With increase in service tax, ULIPs to get costlier
March, 02nd 2011
The proposed increase in the service tax on life insurance products will make both traditional and unit-linked insurance plans, or Ulips, more expensive. The industry expects the costs to go up by 50-75 basis points (one bps = 0.01%).
Although companies are yet to figure out the impact of the proposed increase, most insurance executives said premiums may go up by as much as 75 basis points.
"Policies are going to get costlier with the increase in service tax. While traditional plans will cost nearly 50 basis points more, Ulips may see a 75 basis points increase," said SB Mathur, secretary general, Life Insurance Council.
The budget for FY12 has proposed a 50% increase in service tax for traditional plans - where investments from the premium collected are made as per the regulatory guidelines.

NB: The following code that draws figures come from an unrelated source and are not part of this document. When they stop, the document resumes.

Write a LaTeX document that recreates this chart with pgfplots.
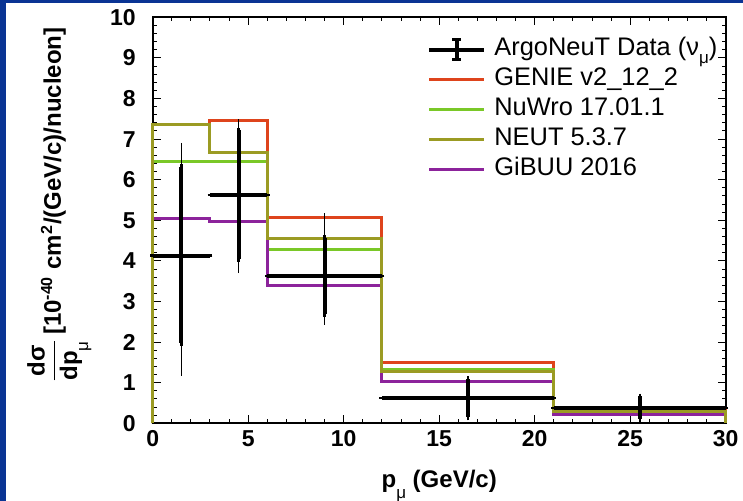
\documentclass[border=0pt]{standalone}
\usepackage{fontspec}
\setmainfont{Liberation Sans}
\usepackage{amsmath}
\usepackage{pgfplots}
\usepackage{pgfplotstable}
\pgfplotsset{compat=1.18}

\definecolor{slideblue}{RGB}{10,52,148}
\definecolor{genie}{RGB}{222,68,28}
\definecolor{nuwro}{RGB}{122,200,40}
\definecolor{neut}{RGB}{155,155,35}
\definecolor{gibuu}{RGB}{140,35,155}

% histograms: bin left edges, closed down to zero at both ends
\pgfplotstableread{
x y
0 0
0 7.36
3 7.47
6 5.06
12 1.49
21 0.34
30 0.34
30 0
}\genietab
\pgfplotstableread{
x y
0 0
0 6.46
3 6.46
6 4.27
12 1.33
21 0.30
30 0.30
30 0
}\nuwrotab
\pgfplotstableread{
x y
0 0
0 7.37
3 6.67
6 4.56
12 1.27
21 0.29
30 0.29
30 0
}\neuttab
\pgfplotstableread{
x y
0 0
0 5.05
3 4.98
6 3.39
12 1.03
21 0.22
30 0.22
30 0
}\gibuutab
% ArgoNeuT data: stat (ep/em) and total (tp/tm) errors
\pgfplotstableread{
x y ex ep em tp tm
1.5 4.13 1.5 2.19 2.16 2.72 2.90
4.5 5.62 1.5 1.60 1.58 1.81 1.86
9 3.63 3 0.94 0.95 1.48 1.14
16.5 0.63 4.5 0.45 0.48 0.47 0.50
25.5 0.37 4.5 0.29 0.27 0.30 0.28
}\datatab

\begin{document}
\begin{tikzpicture}
\fill[slideblue, use as bounding box] (-76.35pt,-38.85pt) rectangle (295.15pt,211.65pt);
\fill[white] (-73.35pt,-38.85pt) rectangle (295.15pt,210.15pt);
\begin{axis}[
    at={(0,0)}, anchor=south west,
    scale only axis, width=286.5pt, height=203pt,
    xmin=0, xmax=30, ymin=0, ymax=10,
    xtick={0,5,...,30}, ytick={0,1,...,10},
    minor x tick num=4, minor y tick num=4,
    tick align=inside, tick pos=both,
    major tick length=4pt, minor tick length=2pt,
    every tick/.style={black, line width=0.5pt},
    axis line style={line width=1pt},
    clip=false,
    /pgf/number format/assume math mode=true,
    tick label style={font=\fontsize{11.5}{13}\selectfont\bfseries},
    yticklabel style={xshift=-5pt},
    label style={font=\fontsize{12}{14}\selectfont\bfseries},
    xlabel={p\raisebox{-0.45em}{\fontsize{8.5}{8.5}\selectfont\mdseries μ}\ (GeV/c)},
    xlabel style={yshift=-5pt},
    ylabel={$\displaystyle\frac{\text{\bfseries dσ}}{\text{\bfseries dp\raisebox{-0.45em}{\fontsize{8.5}{8.5}\selectfont\mdseries μ}}}$\,[10\textsuperscript{-40} cm\textsuperscript{2}/(GeV/c)/nucleon]},
    ylabel style={at={([xshift=-30.5pt,yshift=-4.9pt]rel axis cs:0,1)}, anchor=south east, inner sep=0pt},
    legend image code/.code={\draw[#1] (0pt,0pt) -- (27.5pt,0pt);},
    legend style={at={(rel axis cs:0.4787,0.951)}, anchor=north west,
        draw=none, fill=none, inner sep=0pt, row sep=3pt,
        font=\fontsize{12.7}{15}\selectfont,
        nodes={inner sep=0pt, text height=9pt, text depth=3pt},
        /tikz/every odd column/.append style={column sep=4pt}},
    legend cell align=left,
]
\addplot[genie, line width=1.5pt, const plot mark left, forget plot] table {\genietab};
\addplot[nuwro, line width=1.5pt, const plot mark left, forget plot] table {\nuwrotab};
\addplot[gibuu, line width=1.5pt, const plot mark left, forget plot] table {\gibuutab};
\addplot[neut, line width=1.5pt, const plot mark left, forget plot] table {\neuttab};
% total errors (thin)
\addplot[draw=none, mark=none, forget plot,
    error bars/.cd, y dir=both, y explicit,
    error bar style={draw=black, line width=0.8pt},
    error mark options={draw=black, mark size=1.2pt, line width=0.8pt}]
    table[x=x, y=y, y error plus=tp, y error minus=tm] {\datatab};
% stat errors and bin widths (thick)
\addplot[draw=none, mark=none, forget plot,
    error bars/.cd, x dir=both, x explicit, y dir=both, y explicit,
    error bar style={draw=black, line width=2pt},
    error mark options={draw=black, mark size=1.2pt, line width=1.2pt}]
    table[x=x, y=y, x error=ex, y error plus=ep, y error minus=em] {\datatab};
\addlegendimage{legend image code/.code={
    \draw[black, line width=2pt] (0pt,0pt) -- (27.5pt,0pt);
    \draw[black, line width=2pt] (13.75pt,-5pt) -- (13.75pt,5pt);
    \draw[black, line width=1.5pt] (11.5pt,5pt) -- (16pt,5pt) (11.5pt,-5pt) -- (16pt,-5pt);}}
\addlegendentry{ArgoNeuT Data (ν\raisebox{-0.3em}{\fontsize{8.5}{8.5}\selectfont μ})}
\addlegendimage{genie, line width=1.5pt}
\addlegendentry{GENIE v2\_12\_2}
\addlegendimage{nuwro, line width=1.5pt}
\addlegendentry{NuWro 17.01.1}
\addlegendimage{neut, line width=1.5pt}
\addlegendentry{NEUT 5.3.7}
\addlegendimage{gibuu, line width=1.5pt}
\addlegendentry{GiBUU 2016}
\end{axis}
\end{tikzpicture}
\end{document}
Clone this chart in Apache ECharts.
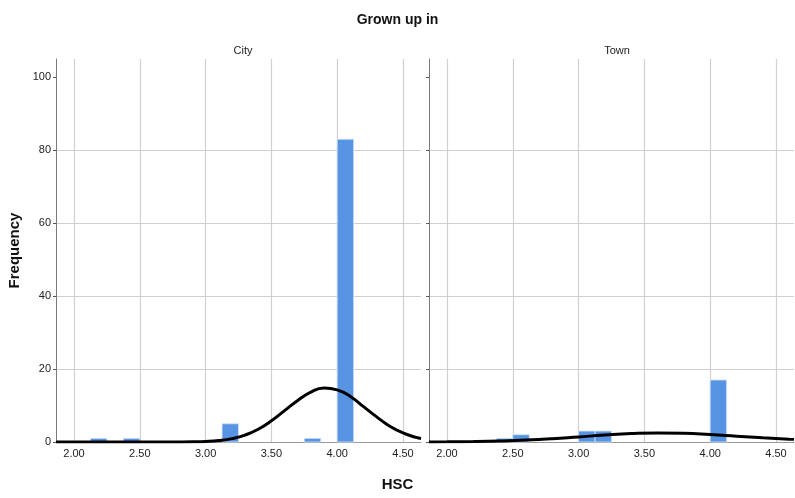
<!DOCTYPE html>
<html>
<head>
<meta charset="utf-8">
<script src="https://cdn.jsdelivr.net/npm/echarts@6/dist/echarts.min.js"></script>
<style>
  html, body { margin: 0; padding: 0; background: #fff; }
  #chart { width: 795px; height: 498px; }
</style>
</head>
<body>
<div id="chart"></div>
<script>
// histogram bins (width 0.125), counts
var binWidth = 0.125;
var cityBinStart = [2.125, 2.375, 3.125, 3.75, 4.0];
var cityCounts = [1, 1, 5, 1, 83];
var townBinStart = [2.375, 2.5, 3.0, 3.125, 4.0];
var townCounts = [1, 2, 3, 3, 17];

// normal curves
var cityCurveX = [1.863, 2.0, 2.2, 2.4, 2.6, 2.8, 2.9, 3.0, 3.1, 3.2, 3.3, 3.4, 3.5, 3.6, 3.7, 3.8, 3.9, 4.0, 4.1, 4.2, 4.3, 4.4, 4.5, 4.6, 4.637];
var cityCurveY = [0, 0, 0, 0, 0, 0.02, 0.06, 0.16, 0.41, 0.93, 1.9, 3.5, 5.8, 8.6, 11.4, 13.7, 14.8, 14.3, 12.5, 9.7, 6.9, 4.3, 2.5, 1.25, 0.95];
var townCurveX = [1.863, 2.0, 2.2, 2.4, 2.6, 2.8, 3.0, 3.2, 3.4, 3.6, 3.8, 4.0, 4.2, 4.4, 4.6, 4.637];
var townCurveY = [0.03, 0.05, 0.12, 0.27, 0.52, 0.9, 1.4, 1.9, 2.3, 2.48, 2.4, 2.05, 1.6, 1.15, 0.78, 0.72];

var xTicks = [2.0, 2.5, 3.0, 3.5, 4.0, 4.5];
var yTicks = [0, 20, 40, 60, 80, 100];

var font = 'Liberation Sans, Arial, sans-serif';

function bins(starts, counts) {
    var out = [];
    for (var i = 0; i < starts.length; i++) {
        out.push([starts[i], starts[i] + binWidth, counts[i]]);
    }
    return out;
}
function pairs(xs, ys) {
    var out = [];
    for (var i = 0; i < xs.length; i++) out.push([xs[i], ys[i]]);
    return out;
}

function renderBar(params, api) {
    var p0 = api.coord([api.value(0), api.value(2)]);
    var p1 = api.coord([api.value(1), 0]);
    return {
        type: 'rect',
        shape: { x: p0[0], y: p0[1], width: p1[0] - p0[0], height: p1[1] - p0[1] },
        style: { fill: '#5795e4', stroke: '#d3e3f7', lineWidth: 0.8 }
    };
}

function xAxisFor(idx) {
    return {
        type: 'value',
        gridIndex: idx,
        min: 1.863,
        max: 4.637,
        axisLine: { show: true, onZero: false, lineStyle: { color: '#9a9a9a', width: 1 } },
        axisTick: { show: false, customValues: xTicks },
        axisLabel: {
            customValues: xTicks,
            color: '#222', fontSize: 11, fontFamily: font, margin: 6,
            formatter: function (v) { return v.toFixed(2); }
        },
        splitLine: { show: true, lineStyle: { color: '#d0d0d0', width: 1.2 } }
    };
}

function yAxisFor(idx, showLabels) {
    return {
        type: 'value',
        gridIndex: idx,
        min: 0,
        max: 105,
        axisLine: { show: true, lineStyle: { color: '#7a7a7a', width: 1 } },
        axisTick: { show: true, length: 3, customValues: yTicks, lineStyle: { color: '#555' } },
        axisLabel: {
            show: showLabels, customValues: yTicks,
            color: '#222', fontSize: 11, fontFamily: font, margin: 5
        },
        splitLine: { show: true, showMaxLine: false, lineStyle: { color: '#d0d0d0', width: 1.2 } },
        name: showLabels ? 'Frequency' : '',
        nameLocation: 'middle',
        nameRotate: 90,
        nameGap: 34,
        nameTextStyle: { fontSize: 15, fontWeight: 'bold', color: '#111', fontFamily: font }
    };
}

var chart = echarts.init(document.getElementById('chart'));
var option = {
    animation: false,
    backgroundColor: '#fff',
    title: [
        { text: 'Grown up in', left: 'center', top: 8,
          textStyle: { fontSize: 14, fontWeight: 'bold', color: '#111', fontFamily: font } },
        { text: 'City', left: 238, top: 40, textAlign: 'center',
          textStyle: { fontSize: 11, fontWeight: 'normal', color: '#222', fontFamily: font } },
        { text: 'Town', left: 612, top: 40, textAlign: 'center',
          textStyle: { fontSize: 11, fontWeight: 'normal', color: '#222', fontFamily: font } },
        { text: 'HSC', left: 'center', top: 472,
          textStyle: { fontSize: 15, fontWeight: 'bold', color: '#111', fontFamily: font } }
    ],
    grid: [
        { left: 56, right: 374, top: 59, bottom: 56 },
        { left: 429, right: 1, top: 59, bottom: 56 }
    ],
    xAxis: [xAxisFor(0), xAxisFor(1)],
    yAxis: [yAxisFor(0, true), yAxisFor(1, false)],
    series: [
        { type: 'custom', xAxisIndex: 0, yAxisIndex: 0, renderItem: renderBar,
          encode: { x: [0, 1], y: 2 }, data: bins(cityBinStart, cityCounts), z: 2 },
        { type: 'custom', xAxisIndex: 1, yAxisIndex: 1, renderItem: renderBar,
          encode: { x: [0, 1], y: 2 }, data: bins(townBinStart, townCounts), z: 2 },
        { type: 'line', xAxisIndex: 0, yAxisIndex: 0, data: pairs(cityCurveX, cityCurveY),
          smooth: true, showSymbol: false, z: 3,
          lineStyle: { color: '#000', width: 3 } },
        { type: 'line', xAxisIndex: 1, yAxisIndex: 1, data: pairs(townCurveX, townCurveY),
          smooth: true, showSymbol: false, z: 3,
          lineStyle: { color: '#000', width: 3 } }
    ]
};
chart.setOption(option);
</script>
</body>
</html>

Currently, policyholders of traditional endowment or moneyback plans need to pay 1% of the total premium as service charge.
In Ulips, where the policyholder chooses the investment mix (how much to put in equity or debt), the service tax will be charged on the portion of the premium not allocated for investment, like premium allocation and policy administration charges. At present, the service tax is only on mortality and fund management charges.
"This taxing of the allocation charges and policy administration charges will affect the yield, and we envisage at least 20-25 bps reduction in yield for the policyholder," said G Srinivasan, CFO, Bharti Axa Life Insurance.
A senior executive of a life insurance company said efforts made by the Insurance Regulatory and Development Authority, or Irda, to increase the returns for policyholders by capping the charge will get neutralised to an extent.
Insurers, however, are not clear whether the service tax will be part of the 3% cap on the total charges.
Last year, Irda had put a cap on various charges, including surrender and fund management charges. The difference between the gross and the net yield is capped at 3% for policies with less than 10 years of maturity; for policies with a maturity of more than 10 years, the difference is capped at 2.25%.
P Nandagopal, managing director of India First Life Insurance, said there is no clarity on whether the service tax will come under the charges prescribed for Ulips. "In case it is outside the 3% cap, the premium will go up for policyholders. If it is within the prescribed cap, insurers will have to control expenses well."
"The increase in service tax will increase the cost of insurance for policyholders," said GV Nageswara Rao, managing director and CEO of IDBI Federal Life Insurance Company.